Commençons par un quiz, puisque c’est ainsi qu’on dit dans le français d’aujourd’hui. Qui a dit « Il est deux catégories de Français qui ne comprendront jamais l’histoire de France, ceux qui refusent de vibrer au souvenir du sacre de Reims ; ceux qui lisent sans émotion le récit de la fête de la Fédération. » ? Qui a dit « La République une et indivisible, c’est notre royaume de France » ? Non, ce n’est pas Zemmour ! C’est, pour la première citation, Marc Bloch, dans L’étrange défaite, et pour la seconde, Charles Péguy, dans l’Argent.
On a beaucoup commenté le clip (puisque c’est ainsi qu’on dit dans le français d’aujourd’hui) de candidature d’Eric Zemmour, avec l’inévitable comparaison avec le Général de Gaulle et son appel du 18 juin qu’il était supposé singer, et la contradiction avec ses références maurrassiennes et pétainistes. Et brocardé des mentions comme celle à Brassens qui n’étaient en ligne ni avec l’une ni avec l’autre.
Et si l’essentiel n’était pas là, mais dans la mise en scène d’un roman national qui, comme celui imaginé par la 3ème République, assume, ou plutôt subsume, les contradictions de notre histoire pour essayer de ressusciter dans l’inconscient collectif, par des images et des références implicites, ce qu’on pourrait appeler l’âme de la France
Inconscient, car on est plus dans l’évocation que dans la citation. Comme cette reprise en fond sonore de la septième symphonie de Beethoven, le plus européen des musiciens allemands, qui a servi, au début des années soixante-dix, d’accompagnement musical à un poème crépusculaire de Philippe Labro, le plus américain des auteurs français, écrit à l’époque pour Johnny Halliday, le plus français des chanteurs belges. Ou encore, « étrange et pénétrant », cette évocation d’un vers de Verlaine, au début de cette longue péroraison. Procédé rhétorique qui avait été également utilisé par Emmanuel Macron lui-même quand il parlait des « jours heureux », pour évoquer sans le citer le programme du CNR pendant le confinement.
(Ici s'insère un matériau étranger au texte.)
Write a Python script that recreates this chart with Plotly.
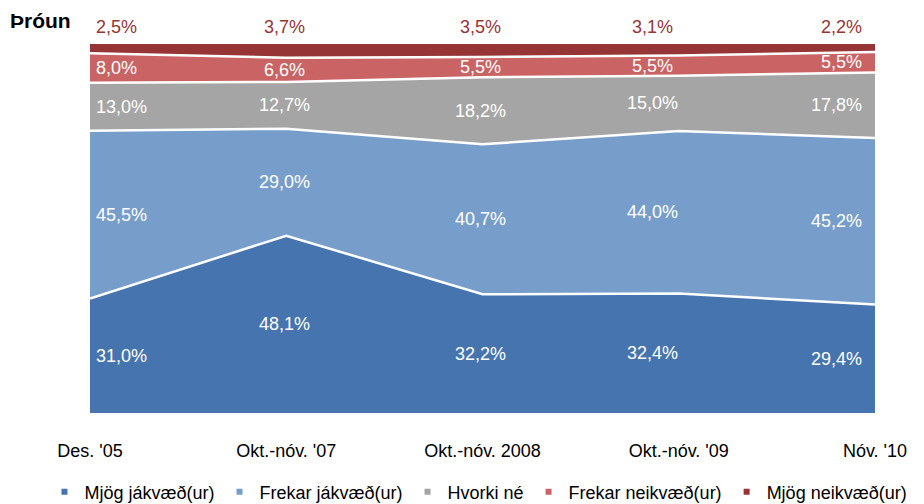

Est-ce que ça marche ? Ce n’est pas sûr, mais c’est possible. Et c’est là le plus grave. Car on est dans le même mensonge que dénonçait Péguy dans « Notre jeunesse ». Non qu’il n’y ai pas d’âme de la France, celle-là même que les fondateurs de Témoignage Chrétien craignaient qu’elle ne la perde. Mais son exaltation ne saurait être instrumentalisée au service d’un racisme antimusulman, le versant sombre, en contrepoint de l’idéalisation de la France, du clip de Zemmour, pas plus qu’elle ne pouvait être instrumentalisée au tournant du 20ème siècle, au service de l’antisémitisme, par les antidreyfusards.
Paris, Croulebarbe, le 7 décembre 2021.